Leave the pictures out, and output exactly the lines from the one containing "Output the Python" through the one containing "from matplotlib.lines import Line2D".

__Entries shown__
'''

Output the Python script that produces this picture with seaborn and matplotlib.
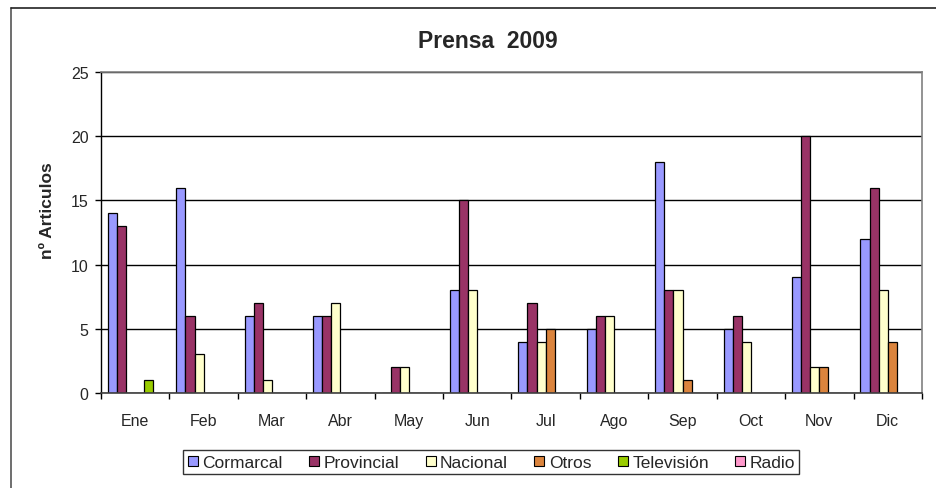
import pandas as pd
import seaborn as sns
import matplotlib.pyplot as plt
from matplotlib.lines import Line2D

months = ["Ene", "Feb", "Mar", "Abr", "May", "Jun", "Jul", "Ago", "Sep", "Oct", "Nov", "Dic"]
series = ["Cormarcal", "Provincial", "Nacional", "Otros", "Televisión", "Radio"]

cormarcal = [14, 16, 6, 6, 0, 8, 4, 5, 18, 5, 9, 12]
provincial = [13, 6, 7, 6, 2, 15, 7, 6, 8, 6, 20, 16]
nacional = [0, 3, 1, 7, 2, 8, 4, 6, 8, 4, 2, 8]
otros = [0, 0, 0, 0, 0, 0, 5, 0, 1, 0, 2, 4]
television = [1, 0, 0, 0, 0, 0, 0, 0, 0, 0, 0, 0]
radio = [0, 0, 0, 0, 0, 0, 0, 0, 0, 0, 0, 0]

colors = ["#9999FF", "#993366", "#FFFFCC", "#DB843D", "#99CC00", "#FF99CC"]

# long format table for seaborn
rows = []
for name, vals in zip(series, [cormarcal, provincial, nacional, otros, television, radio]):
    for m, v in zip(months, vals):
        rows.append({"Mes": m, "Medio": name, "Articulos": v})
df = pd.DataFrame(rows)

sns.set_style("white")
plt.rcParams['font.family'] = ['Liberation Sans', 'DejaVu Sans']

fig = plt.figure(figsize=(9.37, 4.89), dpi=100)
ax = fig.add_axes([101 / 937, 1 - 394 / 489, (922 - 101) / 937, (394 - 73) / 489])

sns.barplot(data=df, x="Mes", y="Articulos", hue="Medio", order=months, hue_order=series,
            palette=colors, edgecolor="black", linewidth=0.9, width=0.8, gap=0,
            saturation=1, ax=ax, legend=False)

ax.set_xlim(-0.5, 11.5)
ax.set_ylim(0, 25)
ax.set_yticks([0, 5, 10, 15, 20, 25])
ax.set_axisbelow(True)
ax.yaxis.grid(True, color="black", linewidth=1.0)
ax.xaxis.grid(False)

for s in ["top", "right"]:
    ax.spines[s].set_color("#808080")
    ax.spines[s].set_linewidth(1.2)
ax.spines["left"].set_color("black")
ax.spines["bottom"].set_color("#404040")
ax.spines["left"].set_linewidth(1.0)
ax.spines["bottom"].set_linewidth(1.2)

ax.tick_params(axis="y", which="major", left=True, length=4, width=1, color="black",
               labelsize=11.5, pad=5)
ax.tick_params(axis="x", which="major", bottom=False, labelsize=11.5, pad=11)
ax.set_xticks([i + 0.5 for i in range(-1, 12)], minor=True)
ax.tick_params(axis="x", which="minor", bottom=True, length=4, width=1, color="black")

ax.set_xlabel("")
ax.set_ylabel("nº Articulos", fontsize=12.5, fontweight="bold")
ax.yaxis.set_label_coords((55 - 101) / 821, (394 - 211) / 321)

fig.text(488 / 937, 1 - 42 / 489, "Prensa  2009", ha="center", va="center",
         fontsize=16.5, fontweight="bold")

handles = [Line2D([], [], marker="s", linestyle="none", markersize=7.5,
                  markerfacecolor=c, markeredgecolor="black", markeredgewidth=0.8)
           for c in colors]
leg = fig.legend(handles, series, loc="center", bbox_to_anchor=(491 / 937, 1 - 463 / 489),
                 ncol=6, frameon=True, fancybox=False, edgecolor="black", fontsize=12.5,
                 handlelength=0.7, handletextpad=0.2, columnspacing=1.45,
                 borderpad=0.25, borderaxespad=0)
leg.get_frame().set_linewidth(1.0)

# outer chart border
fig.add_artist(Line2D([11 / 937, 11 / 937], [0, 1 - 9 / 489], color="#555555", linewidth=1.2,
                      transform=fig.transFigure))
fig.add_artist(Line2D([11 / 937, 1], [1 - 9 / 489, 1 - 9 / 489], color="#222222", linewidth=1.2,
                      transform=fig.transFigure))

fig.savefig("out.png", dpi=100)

'''
'''

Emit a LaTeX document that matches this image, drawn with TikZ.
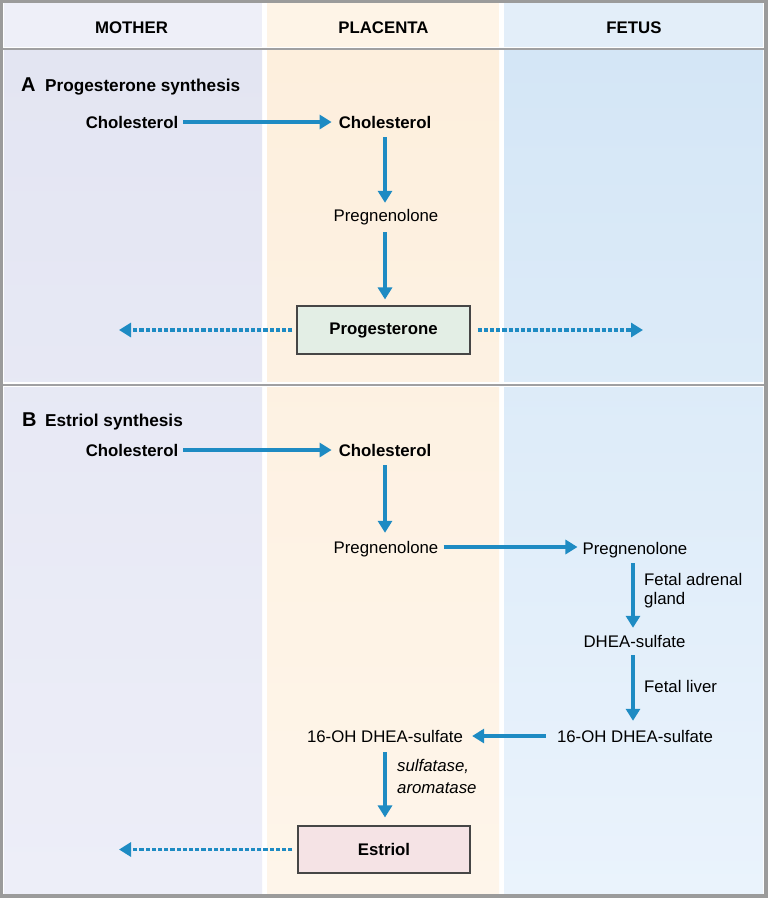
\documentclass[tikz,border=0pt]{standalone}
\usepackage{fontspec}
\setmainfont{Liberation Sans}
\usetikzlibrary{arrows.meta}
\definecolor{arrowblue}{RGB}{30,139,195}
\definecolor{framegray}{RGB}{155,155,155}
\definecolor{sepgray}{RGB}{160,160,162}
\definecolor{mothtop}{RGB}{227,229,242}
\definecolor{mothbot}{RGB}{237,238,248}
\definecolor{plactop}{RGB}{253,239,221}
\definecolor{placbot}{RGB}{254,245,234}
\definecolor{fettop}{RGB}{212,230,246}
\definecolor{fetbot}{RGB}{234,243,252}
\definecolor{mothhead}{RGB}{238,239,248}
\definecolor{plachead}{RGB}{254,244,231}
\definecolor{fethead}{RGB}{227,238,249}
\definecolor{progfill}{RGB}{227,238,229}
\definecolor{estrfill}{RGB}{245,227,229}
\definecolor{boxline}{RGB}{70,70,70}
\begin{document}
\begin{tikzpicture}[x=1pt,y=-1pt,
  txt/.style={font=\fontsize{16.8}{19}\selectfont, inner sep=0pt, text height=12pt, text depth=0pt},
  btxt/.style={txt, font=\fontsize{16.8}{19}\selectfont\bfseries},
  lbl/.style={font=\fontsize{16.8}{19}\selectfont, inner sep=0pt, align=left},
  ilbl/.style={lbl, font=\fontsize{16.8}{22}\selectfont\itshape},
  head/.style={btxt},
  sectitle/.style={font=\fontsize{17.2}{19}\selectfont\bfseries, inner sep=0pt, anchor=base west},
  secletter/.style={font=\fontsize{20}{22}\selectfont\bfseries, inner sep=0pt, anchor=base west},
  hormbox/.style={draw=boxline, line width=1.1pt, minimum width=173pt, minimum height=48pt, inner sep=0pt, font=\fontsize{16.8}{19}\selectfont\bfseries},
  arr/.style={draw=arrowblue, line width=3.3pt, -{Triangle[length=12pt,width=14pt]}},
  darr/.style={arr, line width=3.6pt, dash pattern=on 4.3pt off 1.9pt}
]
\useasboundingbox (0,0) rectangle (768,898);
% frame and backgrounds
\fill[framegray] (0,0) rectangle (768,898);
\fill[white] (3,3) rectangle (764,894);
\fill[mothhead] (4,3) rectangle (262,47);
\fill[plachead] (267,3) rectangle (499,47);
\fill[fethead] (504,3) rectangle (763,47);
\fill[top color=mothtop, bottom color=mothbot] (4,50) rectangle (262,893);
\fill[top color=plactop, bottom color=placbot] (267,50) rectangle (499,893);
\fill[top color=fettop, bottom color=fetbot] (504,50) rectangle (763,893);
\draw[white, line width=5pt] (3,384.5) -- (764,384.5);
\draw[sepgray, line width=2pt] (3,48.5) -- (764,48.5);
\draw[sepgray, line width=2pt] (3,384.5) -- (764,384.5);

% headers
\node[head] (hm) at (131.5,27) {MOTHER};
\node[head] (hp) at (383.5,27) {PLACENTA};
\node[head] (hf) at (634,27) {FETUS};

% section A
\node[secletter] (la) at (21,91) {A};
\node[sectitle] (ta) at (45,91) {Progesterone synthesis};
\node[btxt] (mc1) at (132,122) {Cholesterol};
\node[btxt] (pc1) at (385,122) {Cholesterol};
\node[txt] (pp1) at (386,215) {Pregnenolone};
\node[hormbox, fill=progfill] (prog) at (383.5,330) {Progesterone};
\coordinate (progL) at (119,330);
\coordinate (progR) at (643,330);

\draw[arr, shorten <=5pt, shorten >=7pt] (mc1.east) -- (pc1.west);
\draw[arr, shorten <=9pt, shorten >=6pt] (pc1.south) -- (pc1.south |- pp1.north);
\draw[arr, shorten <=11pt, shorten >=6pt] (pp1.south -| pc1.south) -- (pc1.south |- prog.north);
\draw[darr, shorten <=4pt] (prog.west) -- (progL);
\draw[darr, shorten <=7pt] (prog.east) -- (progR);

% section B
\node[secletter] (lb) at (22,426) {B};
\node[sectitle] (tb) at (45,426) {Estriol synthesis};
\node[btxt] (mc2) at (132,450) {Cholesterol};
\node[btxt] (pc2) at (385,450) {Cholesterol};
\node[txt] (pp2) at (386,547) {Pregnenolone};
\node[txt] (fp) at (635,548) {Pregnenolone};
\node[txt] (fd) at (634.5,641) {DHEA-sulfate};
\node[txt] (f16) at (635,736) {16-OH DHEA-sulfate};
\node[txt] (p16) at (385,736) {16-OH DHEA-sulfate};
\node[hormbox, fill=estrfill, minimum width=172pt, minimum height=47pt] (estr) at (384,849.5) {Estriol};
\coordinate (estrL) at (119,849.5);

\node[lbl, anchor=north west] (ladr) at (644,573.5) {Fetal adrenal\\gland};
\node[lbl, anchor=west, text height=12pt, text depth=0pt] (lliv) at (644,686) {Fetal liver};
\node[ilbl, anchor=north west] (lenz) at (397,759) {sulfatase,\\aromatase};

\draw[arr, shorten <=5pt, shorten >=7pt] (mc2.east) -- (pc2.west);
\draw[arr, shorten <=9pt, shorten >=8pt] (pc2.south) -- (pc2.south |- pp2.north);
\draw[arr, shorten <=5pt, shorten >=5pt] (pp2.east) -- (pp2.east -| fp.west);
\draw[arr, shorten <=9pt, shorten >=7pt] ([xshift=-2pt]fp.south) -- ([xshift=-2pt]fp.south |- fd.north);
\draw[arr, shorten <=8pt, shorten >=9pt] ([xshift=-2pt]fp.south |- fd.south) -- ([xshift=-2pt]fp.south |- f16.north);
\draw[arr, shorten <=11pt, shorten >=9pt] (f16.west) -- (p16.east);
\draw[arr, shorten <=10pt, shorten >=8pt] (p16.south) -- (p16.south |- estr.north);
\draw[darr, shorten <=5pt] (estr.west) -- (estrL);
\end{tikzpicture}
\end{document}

'''

__Reply to the exercise__
Output the Python script that produces this picture with seaborn and matplotlib.
import pandas as pd
import seaborn as sns
import matplotlib.pyplot as plt
from matplotlib.lines import Line2D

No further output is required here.